--- Start ---

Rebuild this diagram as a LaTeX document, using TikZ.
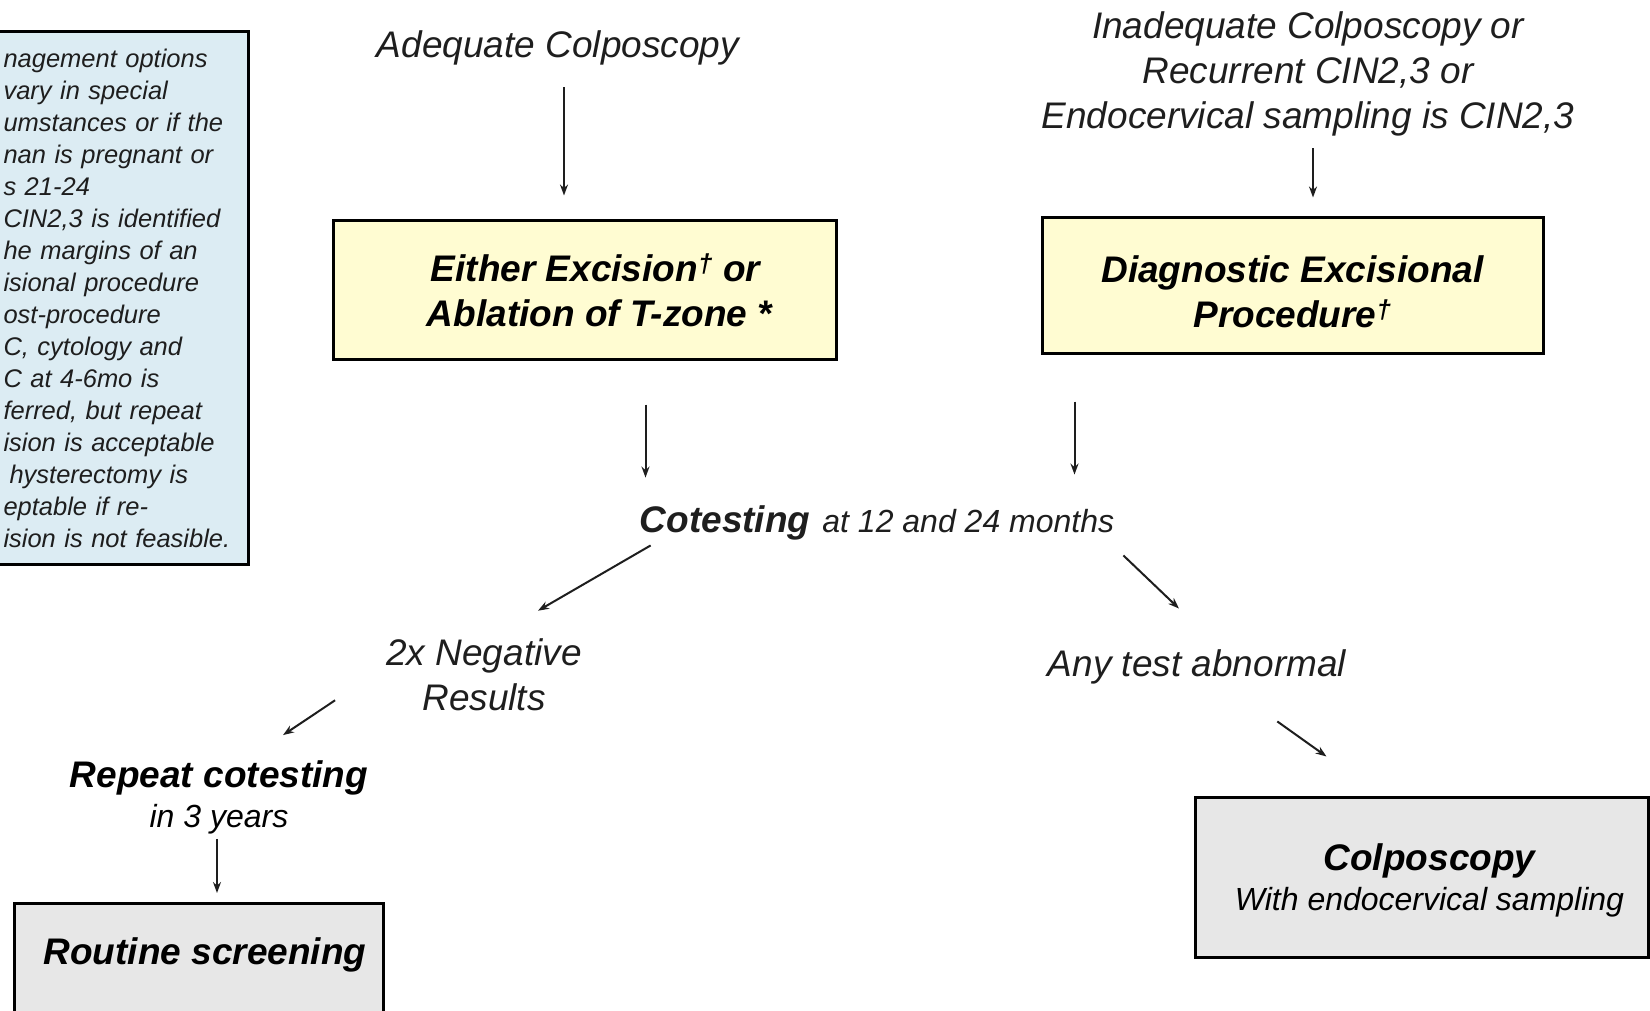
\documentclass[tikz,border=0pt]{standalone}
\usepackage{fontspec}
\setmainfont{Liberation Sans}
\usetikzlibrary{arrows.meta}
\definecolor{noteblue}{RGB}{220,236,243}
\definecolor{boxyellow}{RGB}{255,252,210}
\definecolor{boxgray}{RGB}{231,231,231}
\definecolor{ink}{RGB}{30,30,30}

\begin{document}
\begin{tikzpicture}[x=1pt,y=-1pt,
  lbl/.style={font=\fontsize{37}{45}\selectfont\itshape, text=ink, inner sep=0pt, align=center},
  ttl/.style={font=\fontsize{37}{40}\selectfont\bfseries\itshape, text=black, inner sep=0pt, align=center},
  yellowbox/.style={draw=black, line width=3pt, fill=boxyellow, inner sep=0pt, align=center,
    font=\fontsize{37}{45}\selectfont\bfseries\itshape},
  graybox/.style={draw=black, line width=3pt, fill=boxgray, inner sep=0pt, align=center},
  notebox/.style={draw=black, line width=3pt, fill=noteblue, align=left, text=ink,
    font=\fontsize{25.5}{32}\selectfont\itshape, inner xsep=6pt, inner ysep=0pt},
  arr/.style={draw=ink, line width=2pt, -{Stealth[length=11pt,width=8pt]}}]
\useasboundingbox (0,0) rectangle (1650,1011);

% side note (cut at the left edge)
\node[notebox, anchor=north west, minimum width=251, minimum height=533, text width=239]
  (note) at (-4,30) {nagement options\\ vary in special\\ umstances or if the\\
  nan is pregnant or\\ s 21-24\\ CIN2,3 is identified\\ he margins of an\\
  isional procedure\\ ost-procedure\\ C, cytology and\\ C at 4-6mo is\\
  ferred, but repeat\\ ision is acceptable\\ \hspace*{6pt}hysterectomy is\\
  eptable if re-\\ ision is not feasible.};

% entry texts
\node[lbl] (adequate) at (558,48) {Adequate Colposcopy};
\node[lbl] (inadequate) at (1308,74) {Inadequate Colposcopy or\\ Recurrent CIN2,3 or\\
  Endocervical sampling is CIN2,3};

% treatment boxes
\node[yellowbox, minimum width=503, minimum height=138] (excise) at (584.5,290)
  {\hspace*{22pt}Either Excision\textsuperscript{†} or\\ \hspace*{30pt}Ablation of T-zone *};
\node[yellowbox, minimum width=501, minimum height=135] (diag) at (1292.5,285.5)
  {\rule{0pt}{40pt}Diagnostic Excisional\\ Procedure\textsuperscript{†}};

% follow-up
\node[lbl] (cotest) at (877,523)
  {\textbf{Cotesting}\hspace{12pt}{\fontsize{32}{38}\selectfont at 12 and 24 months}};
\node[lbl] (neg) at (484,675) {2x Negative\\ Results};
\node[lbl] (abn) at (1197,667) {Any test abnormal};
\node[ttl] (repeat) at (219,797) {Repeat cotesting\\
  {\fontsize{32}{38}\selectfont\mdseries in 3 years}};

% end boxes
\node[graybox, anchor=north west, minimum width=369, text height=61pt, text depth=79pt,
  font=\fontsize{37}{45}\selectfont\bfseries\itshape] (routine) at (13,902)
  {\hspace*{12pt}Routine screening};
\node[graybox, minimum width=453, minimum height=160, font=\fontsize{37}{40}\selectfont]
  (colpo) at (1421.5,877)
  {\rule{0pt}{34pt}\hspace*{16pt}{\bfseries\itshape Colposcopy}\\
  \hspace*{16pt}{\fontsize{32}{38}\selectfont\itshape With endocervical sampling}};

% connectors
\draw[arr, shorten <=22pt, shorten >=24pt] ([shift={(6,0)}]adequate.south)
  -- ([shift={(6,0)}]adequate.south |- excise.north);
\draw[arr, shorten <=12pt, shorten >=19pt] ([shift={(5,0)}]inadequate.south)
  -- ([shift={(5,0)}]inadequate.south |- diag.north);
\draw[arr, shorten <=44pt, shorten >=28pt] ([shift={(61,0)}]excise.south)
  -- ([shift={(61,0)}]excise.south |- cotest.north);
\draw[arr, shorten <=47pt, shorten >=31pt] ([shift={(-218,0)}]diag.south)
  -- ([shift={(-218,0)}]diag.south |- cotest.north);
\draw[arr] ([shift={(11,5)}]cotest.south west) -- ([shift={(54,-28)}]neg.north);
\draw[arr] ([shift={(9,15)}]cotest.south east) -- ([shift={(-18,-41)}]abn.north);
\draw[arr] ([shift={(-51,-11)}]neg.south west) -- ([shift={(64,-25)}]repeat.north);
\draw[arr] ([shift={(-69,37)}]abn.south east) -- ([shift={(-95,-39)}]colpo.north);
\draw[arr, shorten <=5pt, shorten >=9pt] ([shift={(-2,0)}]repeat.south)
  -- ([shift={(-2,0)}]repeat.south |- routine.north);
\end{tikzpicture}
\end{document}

--- End ---

▶ _Instruction_: From the data above, write out everything exactly except the pictures.

▶ _Final result_:
Rebuild this diagram as a LaTeX document, using TikZ.
\documentclass[tikz,border=0pt]{standalone}
\usepackage{fontspec}
\setmainfont{Liberation Sans}
\usetikzlibrary{arrows.meta}
\definecolor{noteblue}{RGB}{220,236,243}
\definecolor{boxyellow}{RGB}{255,252,210}
\definecolor{boxgray}{RGB}{231,231,231}
\definecolor{ink}{RGB}{30,30,30}

\begin{document}
\begin{tikzpicture}[x=1pt,y=-1pt,
  lbl/.style={font=\fontsize{37}{45}\selectfont\itshape, text=ink, inner sep=0pt, align=center},
  ttl/.style={font=\fontsize{37}{40}\selectfont\bfseries\itshape, text=black, inner sep=0pt, align=center},
  yellowbox/.style={draw=black, line width=3pt, fill=boxyellow, inner sep=0pt, align=center,
    font=\fontsize{37}{45}\selectfont\bfseries\itshape},
  graybox/.style={draw=black, line width=3pt, fill=boxgray, inner sep=0pt, align=center},
  notebox/.style={draw=black, line width=3pt, fill=noteblue, align=left, text=ink,
    font=\fontsize{25.5}{32}\selectfont\itshape, inner xsep=6pt, inner ysep=0pt},
  arr/.style={draw=ink, line width=2pt, -{Stealth[length=11pt,width=8pt]}}]
\useasboundingbox (0,0) rectangle (1650,1011);

% side note (cut at the left edge)
\node[notebox, anchor=north west, minimum width=251, minimum height=533, text width=239]
  (note) at (-4,30) {nagement options\\ vary in special\\ umstances or if the\\
  nan is pregnant or\\ s 21-24\\ CIN2,3 is identified\\ he margins of an\\
  isional procedure\\ ost-procedure\\ C, cytology and\\ C at 4-6mo is\\
  ferred, but repeat\\ ision is acceptable\\ \hspace*{6pt}hysterectomy is\\
  eptable if re-\\ ision is not feasible.};

% entry texts
\node[lbl] (adequate) at (558,48) {Adequate Colposcopy};
\node[lbl] (inadequate) at (1308,74) {Inadequate Colposcopy or\\ Recurrent CIN2,3 or\\
  Endocervical sampling is CIN2,3};

% treatment boxes
\node[yellowbox, minimum width=503, minimum height=138] (excise) at (584.5,290)
  {\hspace*{22pt}Either Excision\textsuperscript{†} or\\ \hspace*{30pt}Ablation of T-zone *};
\node[yellowbox, minimum width=501, minimum height=135] (diag) at (1292.5,285.5)
  {\rule{0pt}{40pt}Diagnostic Excisional\\ Procedure\textsuperscript{†}};

% follow-up
\node[lbl] (cotest) at (877,523)
  {\textbf{Cotesting}\hspace{12pt}{\fontsize{32}{38}\selectfont at 12 and 24 months}};
\node[lbl] (neg) at (484,675) {2x Negative\\ Results};
\node[lbl] (abn) at (1197,667) {Any test abnormal};
\node[ttl] (repeat) at (219,797) {Repeat cotesting\\
  {\fontsize{32}{38}\selectfont\mdseries in 3 years}};

% end boxes
\node[graybox, anchor=north west, minimum width=369, text height=61pt, text depth=79pt,
  font=\fontsize{37}{45}\selectfont\bfseries\itshape] (routine) at (13,902)
  {\hspace*{12pt}Routine screening};
\node[graybox, minimum width=453, minimum height=160, font=\fontsize{37}{40}\selectfont]
  (colpo) at (1421.5,877)
  {\rule{0pt}{34pt}\hspace*{16pt}{\bfseries\itshape Colposcopy}\\
  \hspace*{16pt}{\fontsize{32}{38}\selectfont\itshape With endocervical sampling}};

% connectors
\draw[arr, shorten <=22pt, shorten >=24pt] ([shift={(6,0)}]adequate.south)
  -- ([shift={(6,0)}]adequate.south |- excise.north);
\draw[arr, shorten <=12pt, shorten >=19pt] ([shift={(5,0)}]inadequate.south)
  -- ([shift={(5,0)}]inadequate.south |- diag.north);
\draw[arr, shorten <=44pt, shorten >=28pt] ([shift={(61,0)}]excise.south)
  -- ([shift={(61,0)}]excise.south |- cotest.north);
\draw[arr, shorten <=47pt, shorten >=31pt] ([shift={(-218,0)}]diag.south)
  -- ([shift={(-218,0)}]diag.south |- cotest.north);
\draw[arr] ([shift={(11,5)}]cotest.south west) -- ([shift={(54,-28)}]neg.north);
\draw[arr] ([shift={(9,15)}]cotest.south east) -- ([shift={(-18,-41)}]abn.north);
\draw[arr] ([shift={(-51,-11)}]neg.south west) -- ([shift={(64,-25)}]repeat.north);
\draw[arr] ([shift={(-69,37)}]abn.south east) -- ([shift={(-95,-39)}]colpo.north);
\draw[arr, shorten <=5pt, shorten >=9pt] ([shift={(-2,0)}]repeat.south)
  -- ([shift={(-2,0)}]repeat.south |- routine.north);
\end{tikzpicture}
\end{document}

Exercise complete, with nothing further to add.